(Provided data):
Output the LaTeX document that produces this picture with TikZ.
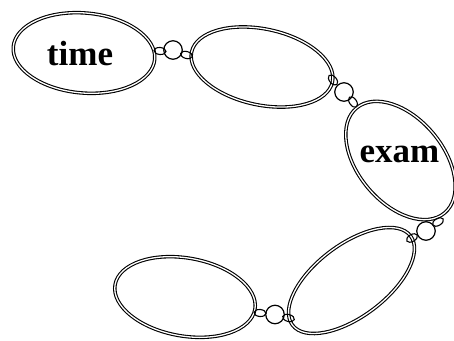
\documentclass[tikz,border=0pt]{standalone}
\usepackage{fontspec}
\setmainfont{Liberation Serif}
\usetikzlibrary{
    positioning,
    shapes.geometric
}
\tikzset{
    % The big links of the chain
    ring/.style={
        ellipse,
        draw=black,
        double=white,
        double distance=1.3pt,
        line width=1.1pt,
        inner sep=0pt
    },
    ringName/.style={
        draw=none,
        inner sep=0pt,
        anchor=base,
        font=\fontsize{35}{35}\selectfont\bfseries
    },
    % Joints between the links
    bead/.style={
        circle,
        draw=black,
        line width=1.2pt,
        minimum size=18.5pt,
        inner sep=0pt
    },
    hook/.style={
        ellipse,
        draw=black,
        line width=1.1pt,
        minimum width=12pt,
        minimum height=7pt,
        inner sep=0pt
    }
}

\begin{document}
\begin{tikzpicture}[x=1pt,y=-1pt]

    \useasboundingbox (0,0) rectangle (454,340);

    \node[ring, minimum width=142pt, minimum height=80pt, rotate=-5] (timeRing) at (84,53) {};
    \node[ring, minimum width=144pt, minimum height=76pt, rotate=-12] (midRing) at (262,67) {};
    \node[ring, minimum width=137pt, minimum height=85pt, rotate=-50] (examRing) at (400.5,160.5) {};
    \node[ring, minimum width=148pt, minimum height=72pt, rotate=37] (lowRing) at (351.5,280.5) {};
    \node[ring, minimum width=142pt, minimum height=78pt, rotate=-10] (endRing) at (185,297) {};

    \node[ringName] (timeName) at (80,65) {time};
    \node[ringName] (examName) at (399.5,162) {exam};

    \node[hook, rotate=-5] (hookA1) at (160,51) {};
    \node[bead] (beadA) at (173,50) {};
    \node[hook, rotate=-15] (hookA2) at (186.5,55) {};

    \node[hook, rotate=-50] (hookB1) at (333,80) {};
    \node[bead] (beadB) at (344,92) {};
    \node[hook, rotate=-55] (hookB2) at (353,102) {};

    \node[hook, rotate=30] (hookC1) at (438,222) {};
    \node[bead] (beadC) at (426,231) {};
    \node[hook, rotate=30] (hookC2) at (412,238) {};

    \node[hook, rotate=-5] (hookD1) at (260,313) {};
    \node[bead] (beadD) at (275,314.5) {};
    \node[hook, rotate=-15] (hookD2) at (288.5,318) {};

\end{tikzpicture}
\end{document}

(Short problem): Return the listing above unchanged, apart from dropping its pictures.

(Full output):
Output the LaTeX document that produces this picture with TikZ.
\documentclass[tikz,border=0pt]{standalone}
\usepackage{fontspec}
\setmainfont{Liberation Serif}
\usetikzlibrary{
    positioning,
    shapes.geometric
}
\tikzset{
    % The big links of the chain
    ring/.style={
        ellipse,
        draw=black,
        double=white,
        double distance=1.3pt,
        line width=1.1pt,
        inner sep=0pt
    },
    ringName/.style={
        draw=none,
        inner sep=0pt,
        anchor=base,
        font=\fontsize{35}{35}\selectfont\bfseries
    },
    % Joints between the links
    bead/.style={
        circle,
        draw=black,
        line width=1.2pt,
        minimum size=18.5pt,
        inner sep=0pt
    },
    hook/.style={
        ellipse,
        draw=black,
        line width=1.1pt,
        minimum width=12pt,
        minimum height=7pt,
        inner sep=0pt
    }
}

\begin{document}
\begin{tikzpicture}[x=1pt,y=-1pt]

    \useasboundingbox (0,0) rectangle (454,340);

    \node[ring, minimum width=142pt, minimum height=80pt, rotate=-5] (timeRing) at (84,53) {};
    \node[ring, minimum width=144pt, minimum height=76pt, rotate=-12] (midRing) at (262,67) {};
    \node[ring, minimum width=137pt, minimum height=85pt, rotate=-50] (examRing) at (400.5,160.5) {};
    \node[ring, minimum width=148pt, minimum height=72pt, rotate=37] (lowRing) at (351.5,280.5) {};
    \node[ring, minimum width=142pt, minimum height=78pt, rotate=-10] (endRing) at (185,297) {};

    \node[ringName] (timeName) at (80,65) {time};
    \node[ringName] (examName) at (399.5,162) {exam};

    \node[hook, rotate=-5] (hookA1) at (160,51) {};
    \node[bead] (beadA) at (173,50) {};
    \node[hook, rotate=-15] (hookA2) at (186.5,55) {};

    \node[hook, rotate=-50] (hookB1) at (333,80) {};
    \node[bead] (beadB) at (344,92) {};
    \node[hook, rotate=-55] (hookB2) at (353,102) {};

    \node[hook, rotate=30] (hookC1) at (438,222) {};
    \node[bead] (beadC) at (426,231) {};
    \node[hook, rotate=30] (hookC2) at (412,238) {};

    \node[hook, rotate=-5] (hookD1) at (260,313) {};
    \node[bead] (beadD) at (275,314.5) {};
    \node[hook, rotate=-15] (hookD2) at (288.5,318) {};

\end{tikzpicture}
\end{document}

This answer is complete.